Minor league affiliations
- Previous classes: Class D (1907–1908, 1913) Independent (1897)
- Previous leagues: Maine State League (1897, 1907–1908) Atlantic Association (1908) New England League (1919)

Major league affiliations
- Previous teams: None

Minor league titles
- League titles: 1897

Team data
- Previous names: Portland (1897) Portland Blue Sox (1907–1908) Pine Tree Capers (1907–1908) Portland Blue Sox (1919)
- Previous parks: Back Cove Park

= Portland Blue Sox =

The Portland Blue Sox were a class-D minor league baseball team in Portland, Maine which played from 1907 to 1908 in the Maine State League and the Atlantic Association before folding. The Blue Sox were relaunched in 1919 to make up for the loss of the Portland Duffs, which folded in 1917 and played in the Eastern League. The 1919 Blue Sox were added to the New England League, but only lasted one season.

==History==
Portland first played minor league baseball in the 1897 Maine State League.

Portland had two franchises when the Maine State League was formed for the 1907 season as an eight–team Class D minor league. The Maine State League began play in the 1907 season hosting franchises from Augusta, Maine (Augusta Senators), Bangor, Maine (Bangor Cubs), Biddeford, Maine (Biddeford Orphans), Lewiston, Maine (Lewiston), Manchester, New Hampshire (Manchester), Portland, Maine (Pine Tree Capers), a second team in Portland (Portland Blue Sox) and Waterville, Maine (Waterville).

The 1907 Maine State League began play on May 24, 1907 and two new Portland franchises joined the league. During the 1907 season, the league lost several franchises before the season concluded, but the Portland teams remained. Both Manchester and Waterville folded in June, Manchester with a 1–7 record and Waterville with an 8–14 record. The Augusta franchise disbanded on July 29, 1907, with a 27–28 record. Lewiston was 24–24 when that franchise folded on August 3, 1907.
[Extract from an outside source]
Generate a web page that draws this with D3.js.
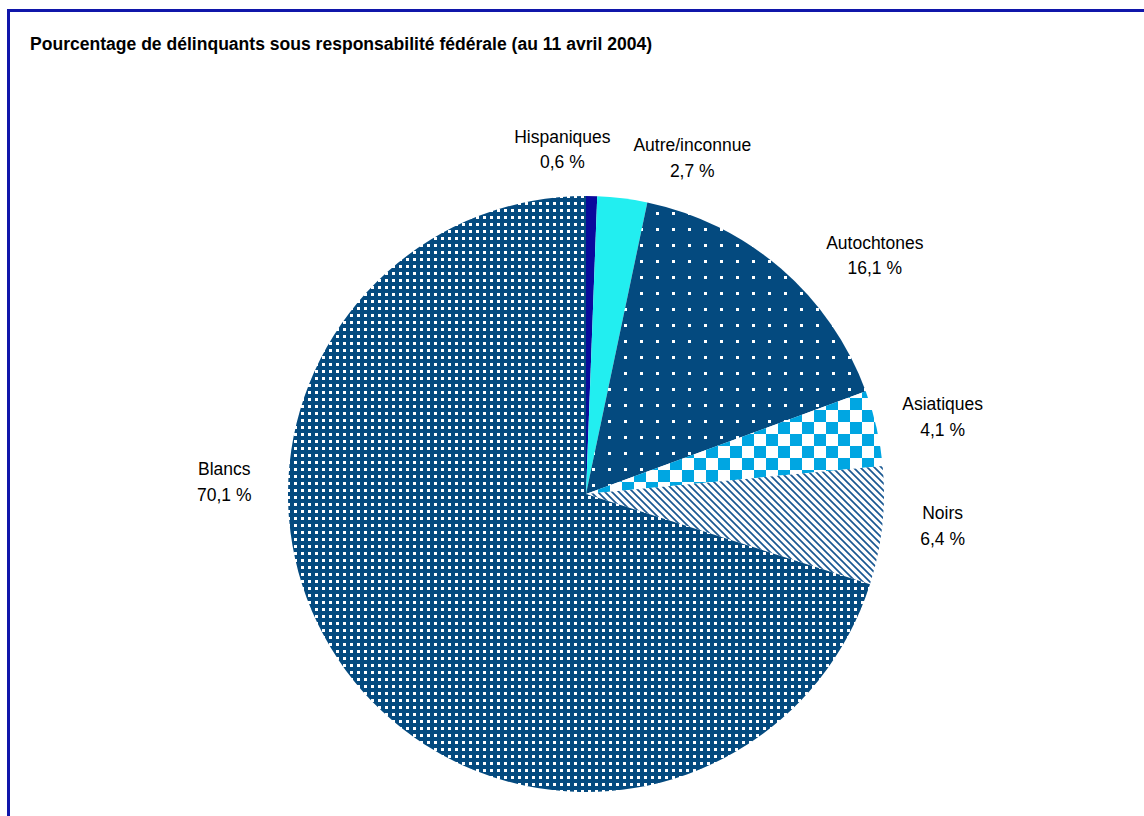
<!DOCTYPE html>
<html>
<head>
<meta charset="utf-8">
<script src="https://cdnjs.cloudflare.com/ajax/libs/d3/7.8.5/d3.min.js"></script>
<style>
  html, body { margin: 0; padding: 0; background: #ffffff; }
  svg { display: block; }
  text { font-family: "Liberation Sans", Arial, sans-serif; fill: #000; }
</style>
</head>
<body>
<svg id="chart" width="1144" height="816"></svg>
<script>
// Offender population by group, percent
const categories = ["Hispaniques", "Autre/inconnue", "Autochtones", "Asiatiques", "Noirs", "Blancs"];
const values = [0.6, 2.7, 16.1, 4.1, 6.4, 70.1];
const valueLabels = ["0,6 %", "2,7 %", "16,1 %", "4,1 %", "6,4 %", "70,1 %"];

const titleText = "Pourcentage de délinquants sous responsabilité fédérale (au 11 avril 2004)";

const width = 1144, height = 816;
const cx = 586, cy = 494, radius = 298;

const svg = d3.select("#chart");
const defs = svg.append("defs");

const navy = "#044a7f";

// Fine white dot grid on navy
const pBlancs = defs.append("pattern").attr("id", "p-blancs")
  .attr("patternUnits", "userSpaceOnUse").attr("width", 7).attr("height", 7);
pBlancs.append("rect").attr("width", 7).attr("height", 7).attr("fill", navy);
pBlancs.append("rect").attr("x", 2).attr("y", 2).attr("width", 3).attr("height", 3).attr("fill", "#fff");

// Sparse white dots on navy
const pAuto = defs.append("pattern").attr("id", "p-auto")
  .attr("patternUnits", "userSpaceOnUse").attr("width", 16).attr("height", 16);
pAuto.append("rect").attr("width", 16).attr("height", 16).attr("fill", navy);
pAuto.append("rect").attr("x", 6).attr("y", 6).attr("width", 3).attr("height", 3).attr("fill", "#fff");

// Checkerboard
const pAsia = defs.append("pattern").attr("id", "p-asia")
  .attr("patternUnits", "userSpaceOnUse").attr("width", 24).attr("height", 24);
pAsia.append("rect").attr("width", 24).attr("height", 24).attr("fill", "#fff");
pAsia.append("rect").attr("x", 0).attr("y", 0).attr("width", 12).attr("height", 12).attr("fill", "#00a6e2");
pAsia.append("rect").attr("x", 12).attr("y", 12).attr("width", 12).attr("height", 12).attr("fill", "#00a6e2");

// Diagonal hatch
const pNoirs = defs.append("pattern").attr("id", "p-noirs")
  .attr("patternUnits", "userSpaceOnUse").attr("width", 7).attr("height", 7);
pNoirs.append("rect").attr("width", 7).attr("height", 7).attr("fill", "#fff");
pNoirs.append("path").attr("d", "M-1,-1 L8,8 M-2,5 L2,9 M5,-2 L9,2")
  .attr("stroke", "#1a5892").attr("stroke-width", 1.7).attr("fill", "none");

const fills = ["#0a0a9c", "#22eef0", "url(#p-auto)", "url(#p-asia)", "url(#p-noirs)", "url(#p-blancs)"];

// Frame
svg.append("rect")
  .attr("x", 8.5).attr("y", 10.5)
  .attr("width", width + 20).attr("height", height + 20)
  .attr("fill", "none").attr("stroke", "#1016aa").attr("stroke-width", 3);

// Title
svg.append("text")
  .attr("x", 30).attr("y", 50)
  .attr("font-size", 17.5).attr("font-weight", "bold")
  .attr("textLength", 622).attr("lengthAdjust", "spacingAndGlyphs")
  .text(titleText);

const data = categories.map((c, i) => ({ name: c, value: values[i], label: valueLabels[i] }));

const pie = d3.pie().sort(null).value(d => d.value).startAngle(0).endAngle(2 * Math.PI);
const arc = d3.arc().innerRadius(0).outerRadius(radius);
const arcs = pie(data);

const g = svg.append("g").attr("transform", `translate(${cx},${cy})`);

g.selectAll("path.slice")
  .data(arcs)
  .join("path")
  .attr("class", "slice")
  .attr("d", arc)
  .attr("fill", (d, i) => fills[i]);

// Label placement: polar position around the pie, nudged per label
const labelRadius = [346, 353, 375, 365, 358, 362];
const labelAngleShift = [-5.0, 10.5, 9.5, 0.5, -1.1, 38.2]; // degrees
const lineGap = 25.5;

const lg = g.selectAll("g.label")
  .data(arcs)
  .join("g")
  .attr("class", "label")
  .attr("transform", (d, i) => {
    const mid = (d.startAngle + d.endAngle) / 2 + labelAngleShift[i] * Math.PI / 180;
    const r = labelRadius[i];
    return `translate(${r * Math.sin(mid)},${-r * Math.cos(mid)})`;
  });

lg.append("text")
  .attr("text-anchor", "middle")
  .attr("font-size", 17.5)
  .attr("y", -6)
  .text(d => d.data.name);

lg.append("text")
  .attr("text-anchor", "middle")
  .attr("font-size", 17.5)
  .attr("y", -6 + lineGap)
  .text(d => d.data.label);
</script>
</body>
</html>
With four teams remaining, the Portland teams finished 3rd and 4th in the standings as the Bangor Cubs won the 1907 Maine State League Championship. Bangor had a 47–31 final record, followed by the Biddeford Orphans (30–27), Portland Blue Sox (39-41) and Pine Tree Capers (27–32) in the 1907 standings. The Augusta Senators (27–28), Lewiston (24–23), Manchester (1–7) and Waterville (8–14) all folded before the completion of the season.

In 1908, Portland had the best record in the Maine State League, when the franchise folded. Augusta, the Bangor White Sox, Biddeford, and the Portland Blue Sox comprised the 1908 league members who remained after the Pine Tree and York Beach franchises disbanded during the season.

The Maine State League began play on June 10, 1908 and had both Portland franchises in the league. Pine Tree (15–13) and York Beach (10–15) both disbanded on July 19, 1908. When the Portland Blue Sox withdrew on August 28, 1908, it caused the remaining Maine State League to fold. The Portland Blue Sox were in 1st place with a 32–20 record when disbanding. Portland finished ahead of the Bangor White Sox (31–22), Lewiston/Augusta (20–26) and Biddeford (18–30) in the standings. However, since Portland folded, Bangor was awarded the 1908 Maine State League Championship.

==The ballpark==
Portland also hosted a second team in the Maine State League in 1907 and 1908, the Pine Tree Capers. Both teams played at Back Cove Park in Portland.

==Notable alumni==
Cuke Barrows of Gray, Maine, who went on to play with the Chicago White Sox, played on the 1907 Portland Blue Sox.